Not mincing his words yesterday, Swartbooi was responding to his Swapo counterpart, President Hage Geingob, who said opposition parties have failed to provide leadership and direction at various local authorities and regional councils.
Geingob took a dig, particularly at opposition-run municipalities and regional councils, where suspensions, infighting and chaos are common.
The President did not shy away from dragging the media into the political ring, accusing journalists of treating opposition parties with kid gloves.
“The press never ask the hard questions about opposition parties that are messing up local authorities. After six months in office, they started to fight and no questions are raised about the poor quality of service delivery,” he said when opening a Swapo central committee meeting over the weekend.
In Swartbooi’s eyes, Swapo should be the last party to lecture the opposition on how to run affairs.

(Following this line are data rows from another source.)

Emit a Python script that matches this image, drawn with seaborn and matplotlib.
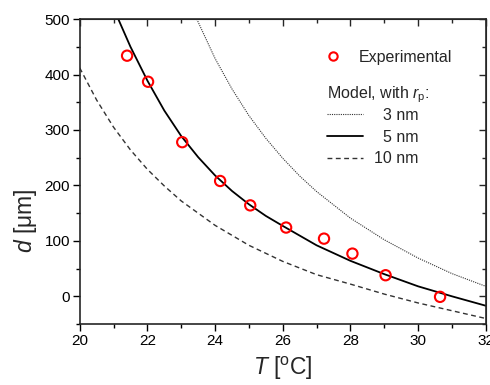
import numpy as np
import pandas as pd
import matplotlib
matplotlib.use("Agg")
import matplotlib.pyplot as plt
from matplotlib.ticker import MultipleLocator
from matplotlib.lines import Line2D
import seaborn as sns

# experimental points
T_exp = [21.4, 22.02, 23.03, 24.15, 25.04, 26.1, 27.22, 28.06, 29.04, 30.65]
d_exp = [434, 387, 278, 208, 164, 124, 104, 77, 38, -1]

# model curves
T_3nm = [23.46, 24.0, 24.5, 25.0, 25.5, 26.0, 26.5, 27.0, 28.0, 29.0, 30.0, 31.0, 32.0]
d_3nm = [500, 429, 374, 326, 285, 249, 217, 189, 141, 102, 69, 41, 18]

T_5nm = [21.14, 21.5, 22.0, 22.5, 23.0, 23.5, 24.0, 24.5, 25.0, 25.5, 26.0, 27.0, 28.0, 29.0, 30.0, 31.0, 32.0]
d_5nm = [500, 450, 389, 335, 289, 251, 218, 190, 166, 145, 127, 92, 64, 40, 18, 0, -17]

T_10nm = [20.0, 20.5, 21.0, 21.5, 22.0, 22.5, 23.0, 24.0, 25.0, 26.0, 27.0, 28.0, 29.0, 30.0, 31.0, 32.0]
d_10nm = [412, 354, 305, 264, 229, 199, 172, 128, 92, 63, 39, 22, 4, -12, -26, -40]

sns.set_style("ticks")
plt.rcParams["font.family"] = ["Liberation Sans", "DejaVu Sans"]
plt.rcParams["mathtext.fontset"] = "custom"
plt.rcParams["mathtext.rm"] = "Liberation Sans"
plt.rcParams["mathtext.it"] = "Liberation Sans:italic"

fig = plt.figure(figsize=(4.9, 3.85), dpi=100)
ax = fig.add_axes([0.1627, 0.1584, 0.8286, 0.792])

sns.lineplot(x=T_3nm, y=d_3nm, ax=ax, color="#333333", lw=0.8, linestyle=(0, (1, 1)))
sns.lineplot(x=T_5nm, y=d_5nm, ax=ax, color="black", lw=1.3)
sns.lineplot(x=T_10nm, y=d_10nm, ax=ax, color="#333333", lw=1.0, linestyle=(0, (3.5, 2.5)))
sns.scatterplot(x=T_exp, y=d_exp, ax=ax, marker="o", s=55, facecolors="none",
                edgecolor="red", linewidth=1.5, zorder=5)

ax.set_xlim(20, 32)
ax.set_ylim(-50, 500)
ax.xaxis.set_major_locator(MultipleLocator(2))
ax.xaxis.set_minor_locator(MultipleLocator(1))
ax.yaxis.set_major_locator(MultipleLocator(100))
ax.yaxis.set_minor_locator(MultipleLocator(50))
ax.tick_params(which="both", direction="out", labelsize=11, width=1.0, colors="black")
ax.tick_params(which="major", length=5, pad=2)
ax.tick_params(which="minor", length=3)
for sp in ax.spines.values():
    sp.set_visible(True)
    sp.set_linewidth(1.2)

# mirrored ticks, pointing in
top = ax.secondary_xaxis("top")
top.xaxis.set_major_locator(MultipleLocator(2))
top.xaxis.set_minor_locator(MultipleLocator(1))
top.tick_params(which="both", direction="in", labeltop=False, width=1.0)
top.tick_params(which="major", length=5)
top.tick_params(which="minor", length=3)
right = ax.secondary_yaxis("right")
right.yaxis.set_major_locator(MultipleLocator(100))
right.yaxis.set_minor_locator(MultipleLocator(50))
right.tick_params(which="both", direction="in", labelright=False, width=1.0)
right.tick_params(which="major", length=5)
right.tick_params(which="minor", length=3)

ax.set_xlabel(r"$\mathit{T}$ [$^{\rm o}$C]", fontsize=16.5, labelpad=5)
ax.set_ylabel(r"$\mathit{d}$ [μm]", fontsize=16.5)
ax.yaxis.set_label_coords(-0.1, 0.34)

h_exp = [Line2D([], [], ls="none", marker="o", ms=6, mfc="none", mec="red", mew=1.5)]
leg1 = ax.legend(h_exp, ["Experimental"], loc="upper left", bbox_to_anchor=(0.6, 0.9),
                 frameon=False, fontsize=11.5, handlelength=1.2, handletextpad=1.0,
                 borderpad=0, borderaxespad=0)
ax.add_artist(leg1)

h_mod = [Line2D([], [], color="#333333", lw=0.8, ls=(0, (1, 1))),
         Line2D([], [], color="black", lw=1.3),
         Line2D([], [], color="#333333", lw=1.0, ls=(0, (3.5, 2.5)))]
leg2 = ax.legend(h_mod, ["  3 nm", "  5 nm", "10 nm"], loc="upper left",
                 bbox_to_anchor=(0.608, 0.785), frameon=False, fontsize=11.5,
                 title=r"Model, with $r_{\rm p}$:", title_fontsize=11.5,
                 alignment="left", handlelength=2.3, handletextpad=0.65,
                 labelspacing=0.42, borderpad=0, borderaxespad=0)
leg2._legend_box.sep = 2

fig.savefig("out.png", dpi=100)
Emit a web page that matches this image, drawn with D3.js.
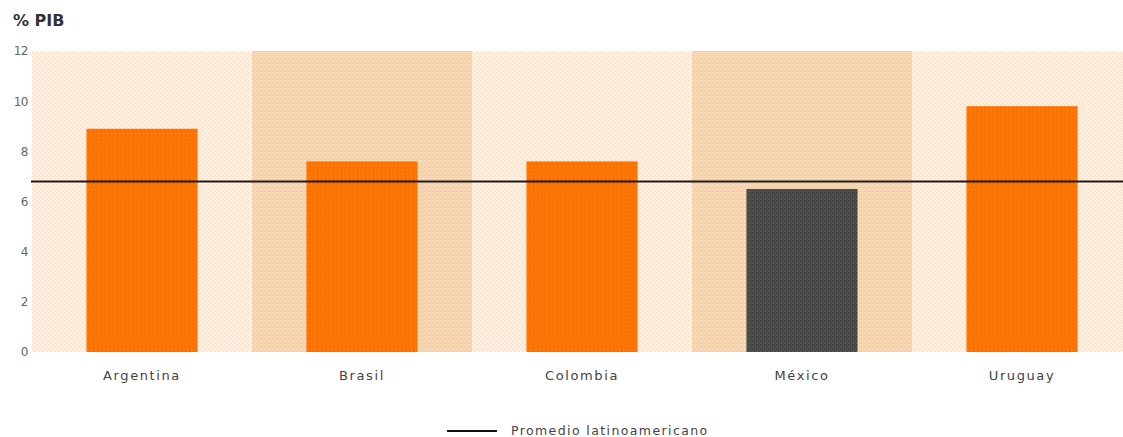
<!DOCTYPE html>
<html><head><meta charset="utf-8">
<script src="https://cdn.jsdelivr.net/npm/d3@7"></script>
<style>body{margin:0;background:#fff}svg{display:block}</style>
</head><body>
<script>
const categories = ["Argentina","Brasil","Colombia","México","Uruguay"];
const values = [8.9, 7.6, 7.6, 6.5, 9.8];
const highlight = ["México"];
const average = 6.8;
const yTicks = [0,2,4,6,8,10,12];
const title = "% PIB";
const legendLabel = "Promedio latinoamericano";

const W = 1123, H = 437;
const svg = d3.select("body").append("svg").attr("width", W).attr("height", H);
const defs = svg.append("defs");

function pat(id, base, dot, grid) {
  const p = defs.append("pattern").attr("id", id).attr("patternUnits","userSpaceOnUse")
    .attr("width", 4).attr("height", 4);
  p.append("rect").attr("width",4).attr("height",4).attr("fill", base);
  p.append("rect").attr("x",0).attr("y",0).attr("width",1).attr("height",1).attr("fill",dot);
  p.append("rect").attr("x",2).attr("y",2).attr("width",1).attr("height",1).attr("fill",dot);
  if (grid) p.append("rect").attr("x",1).attr("y",3).attr("width",1).attr("height",1).attr("fill",grid);
}
pat("lightBand", "#fff5da", "#fbcfc6", null);
pat("darkBand", "#fdd0b2", "#fee6bd", "#e2bfa8");
pat("orangeBar", "#ff7800", "#f56c00", "#c06a28");
pat("greyBar", "#4c4c4c", "#3a3a3a", "#5e5e5e");

const x = d3.scaleBand().domain(categories).range([32, 1132]).paddingInner(0).paddingOuter(0);
const y = d3.scaleLinear().domain([0, 12]).range([352, 51]);

// bands
svg.append("g").selectAll("rect").data(categories).join("rect")
  .attr("x", d => x(d)).attr("y", y(12))
  .attr("width", x.bandwidth()).attr("height", y(0) - y(12))
  .attr("fill", (d,i) => i % 2 ? "url(#darkBand)" : "url(#lightBand)");

// bars
const bw = x.bandwidth() * 0.505;
svg.append("g").selectAll("rect").data(categories).join("rect")
  .attr("x", d => x(d) + (x.bandwidth() - bw) / 2)
  .attr("y", (d,i) => y(values[i]))
  .attr("width", bw)
  .attr("height", (d,i) => y(0) - y(values[i]))
  .attr("fill", d => highlight.includes(d) ? "url(#greyBar)" : "url(#orangeBar)");

// average line
svg.append("line").attr("x1", 31).attr("x2", W)
  .attr("y1", y(average)).attr("y2", y(average))
  .attr("stroke", "#1a1a1a").attr("stroke-width", 2);

// y axis
const yAxis = d3.axisLeft(y).tickValues(yTicks).tickSize(0).tickPadding(0);
const gy = svg.append("g").attr("transform", "translate(28,0)").call(yAxis);
gy.select(".domain").remove();
gy.selectAll("text").attr("font-family", "DejaVu Sans").attr("font-size", 12)
  .attr("fill", "#666").attr("letter-spacing", "-0.5px");

// x axis
const xAxis = d3.axisBottom(x).tickSize(0).tickPadding(0);
const gx = svg.append("g").attr("transform", "translate(0,371)").call(xAxis);
gx.select(".domain").remove();
gx.selectAll("text").attr("font-family", "DejaVu Sans").attr("font-size", 13)
  .attr("fill", "#444").attr("letter-spacing", "1.6px");

// title
svg.append("text").attr("x", 13).attr("y", 26).text(title)
  .attr("font-family", "DejaVu Sans").attr("font-weight", "bold").attr("font-size", 16)
  .attr("fill", "#333");

// legend
svg.append("line").attr("x1", 447).attr("x2", 497).attr("y1", 431).attr("y2", 431)
  .attr("stroke", "#111").attr("stroke-width", 2);
svg.append("text").attr("x", 511).attr("y", 434.5).text(legendLabel)
  .attr("font-family", "DejaVu Sans").attr("font-size", 12.5).attr("fill", "#444")
  .attr("letter-spacing", "1.4px");
</script>
</body></html>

“They [Swapo] have not done anything to transform this country. Yet he [Geingob] goes to claim that we must ‘go to hell’ and that they can manage local authorities,” Swartbooi said.
The lawyer-turned-politician challenged Geingob to name a single local authority that Swapo ran successfully.
“Look at what they [Swapo] have done to Okahandja [they] messed it up. Right now, Grootfontein and Rundu are led by Swapo but it’s just infightings, nothing is moving there,” he charged.
He said under Swapo’s watch, most local authorities were turned into debt-ridden entities filled with incompetent Swapo cadres.
“Every resident in the entire Republic of Namibia who lives in an urban area works to pay bills of NamWater and NamPower… and the executives [of these local authorities] live large lives in ways you could never imagine,” Swartbooi claimed.
He said his orange army would not shy away from firing or disciplining incompetent political office bearers serving on their ticket.
“That is accountability,” he said.
Swartbooi also accused the central government of sabotaging councils run by opposition parties.
“They try to cut resources. But we are steadily overcoming some of these challenges,” he said, adding that even their attempts to solicit grants from good Samaritans are being blocked by the central government which has the final say.
On Saturday, Geingob defended Swapo’s track record.
He was astounded by how the Swapo-led government is expected to fix the country’s socio-economic situation in just 30 years when colonialism and oppression lasted for over 100 years.
At the time of going to print yesterday, the biggest municipality in the country, Windhoek, was without a management committee and substantive CEO.
Windhoek was wrestled away from the ruling party during the regional council and local authority elections in 2020, alongside other major municipalities such as Swakopmund, Walvis Bay and Keetmanshoop.